(Supplied information):
----------------
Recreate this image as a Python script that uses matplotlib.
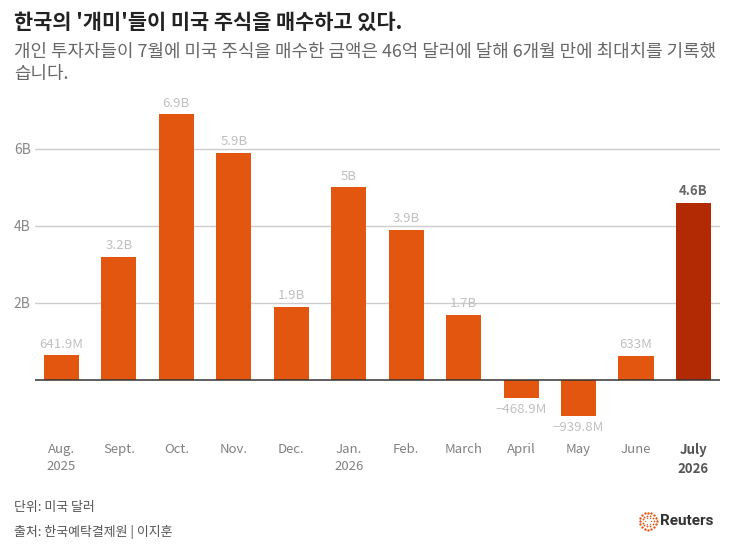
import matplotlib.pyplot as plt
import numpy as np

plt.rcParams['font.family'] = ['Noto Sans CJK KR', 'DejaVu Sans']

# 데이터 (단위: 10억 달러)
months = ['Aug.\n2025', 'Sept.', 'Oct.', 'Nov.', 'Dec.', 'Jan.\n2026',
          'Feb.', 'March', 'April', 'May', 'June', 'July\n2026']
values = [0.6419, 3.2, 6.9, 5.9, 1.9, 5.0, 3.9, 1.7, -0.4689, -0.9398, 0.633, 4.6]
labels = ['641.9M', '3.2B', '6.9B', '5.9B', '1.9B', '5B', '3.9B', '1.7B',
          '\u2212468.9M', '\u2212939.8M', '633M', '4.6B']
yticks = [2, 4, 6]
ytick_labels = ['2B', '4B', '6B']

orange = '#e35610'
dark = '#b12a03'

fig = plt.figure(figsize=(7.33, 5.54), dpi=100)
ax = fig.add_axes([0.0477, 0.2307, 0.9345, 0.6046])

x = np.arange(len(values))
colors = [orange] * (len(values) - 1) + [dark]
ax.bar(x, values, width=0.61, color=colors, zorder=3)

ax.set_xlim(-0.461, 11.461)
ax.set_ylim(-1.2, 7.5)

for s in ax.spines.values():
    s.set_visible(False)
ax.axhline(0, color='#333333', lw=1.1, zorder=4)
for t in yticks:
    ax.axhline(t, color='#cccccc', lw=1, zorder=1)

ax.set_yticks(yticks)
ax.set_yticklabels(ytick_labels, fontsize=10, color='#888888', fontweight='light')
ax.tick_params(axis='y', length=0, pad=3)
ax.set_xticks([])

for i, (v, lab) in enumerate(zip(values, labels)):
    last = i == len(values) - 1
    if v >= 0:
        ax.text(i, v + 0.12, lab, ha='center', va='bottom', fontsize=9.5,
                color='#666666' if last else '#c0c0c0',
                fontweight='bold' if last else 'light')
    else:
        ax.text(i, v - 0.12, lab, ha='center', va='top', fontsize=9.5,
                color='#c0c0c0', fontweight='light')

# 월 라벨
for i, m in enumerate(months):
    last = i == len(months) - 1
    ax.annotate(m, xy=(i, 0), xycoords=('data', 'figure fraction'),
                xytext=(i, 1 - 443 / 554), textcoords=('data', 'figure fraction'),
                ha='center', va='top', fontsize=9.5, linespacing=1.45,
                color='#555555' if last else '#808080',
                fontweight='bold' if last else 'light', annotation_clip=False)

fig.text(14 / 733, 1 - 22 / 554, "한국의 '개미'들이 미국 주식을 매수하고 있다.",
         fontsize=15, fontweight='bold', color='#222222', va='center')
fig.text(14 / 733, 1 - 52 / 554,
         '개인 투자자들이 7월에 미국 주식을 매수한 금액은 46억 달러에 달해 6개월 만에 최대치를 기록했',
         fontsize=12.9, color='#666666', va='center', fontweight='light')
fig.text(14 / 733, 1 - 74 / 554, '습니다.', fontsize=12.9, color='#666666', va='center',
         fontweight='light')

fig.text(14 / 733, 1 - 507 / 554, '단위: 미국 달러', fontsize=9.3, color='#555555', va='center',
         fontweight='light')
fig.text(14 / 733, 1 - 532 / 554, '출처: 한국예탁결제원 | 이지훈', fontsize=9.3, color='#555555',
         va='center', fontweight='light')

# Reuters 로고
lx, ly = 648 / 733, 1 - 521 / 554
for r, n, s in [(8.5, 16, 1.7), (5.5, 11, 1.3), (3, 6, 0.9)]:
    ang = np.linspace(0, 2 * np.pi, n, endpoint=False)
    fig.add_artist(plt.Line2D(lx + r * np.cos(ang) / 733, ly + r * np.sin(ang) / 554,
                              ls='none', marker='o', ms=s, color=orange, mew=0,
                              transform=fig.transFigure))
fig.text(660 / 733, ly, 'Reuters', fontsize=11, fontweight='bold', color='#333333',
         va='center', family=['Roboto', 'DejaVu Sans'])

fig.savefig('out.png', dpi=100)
----------------
(Written problem): Everything from the top line of the data down to and including the line with "color='#c0c0c0', fontweight='light')" is to be copied, except the pictures.

(Full answer):
Recreate this image as a Python script that uses matplotlib.
import matplotlib.pyplot as plt
import numpy as np

plt.rcParams['font.family'] = ['Noto Sans CJK KR', 'DejaVu Sans']

# 데이터 (단위: 10억 달러)
months = ['Aug.\n2025', 'Sept.', 'Oct.', 'Nov.', 'Dec.', 'Jan.\n2026',
          'Feb.', 'March', 'April', 'May', 'June', 'July\n2026']
values = [0.6419, 3.2, 6.9, 5.9, 1.9, 5.0, 3.9, 1.7, -0.4689, -0.9398, 0.633, 4.6]
labels = ['641.9M', '3.2B', '6.9B', '5.9B', '1.9B', '5B', '3.9B', '1.7B',
          '\u2212468.9M', '\u2212939.8M', '633M', '4.6B']
yticks = [2, 4, 6]
ytick_labels = ['2B', '4B', '6B']

orange = '#e35610'
dark = '#b12a03'

fig = plt.figure(figsize=(7.33, 5.54), dpi=100)
ax = fig.add_axes([0.0477, 0.2307, 0.9345, 0.6046])

x = np.arange(len(values))
colors = [orange] * (len(values) - 1) + [dark]
ax.bar(x, values, width=0.61, color=colors, zorder=3)

ax.set_xlim(-0.461, 11.461)
ax.set_ylim(-1.2, 7.5)

for s in ax.spines.values():
    s.set_visible(False)
ax.axhline(0, color='#333333', lw=1.1, zorder=4)
for t in yticks:
    ax.axhline(t, color='#cccccc', lw=1, zorder=1)

ax.set_yticks(yticks)
ax.set_yticklabels(ytick_labels, fontsize=10, color='#888888', fontweight='light')
ax.tick_params(axis='y', length=0, pad=3)
ax.set_xticks([])

for i, (v, lab) in enumerate(zip(values, labels)):
    last = i == len(values) - 1
    if v >= 0:
        ax.text(i, v + 0.12, lab, ha='center', va='bottom', fontsize=9.5,
                color='#666666' if last else '#c0c0c0',
                fontweight='bold' if last else 'light')
    else:
        ax.text(i, v - 0.12, lab, ha='center', va='top', fontsize=9.5,
                color='#c0c0c0', fontweight='light')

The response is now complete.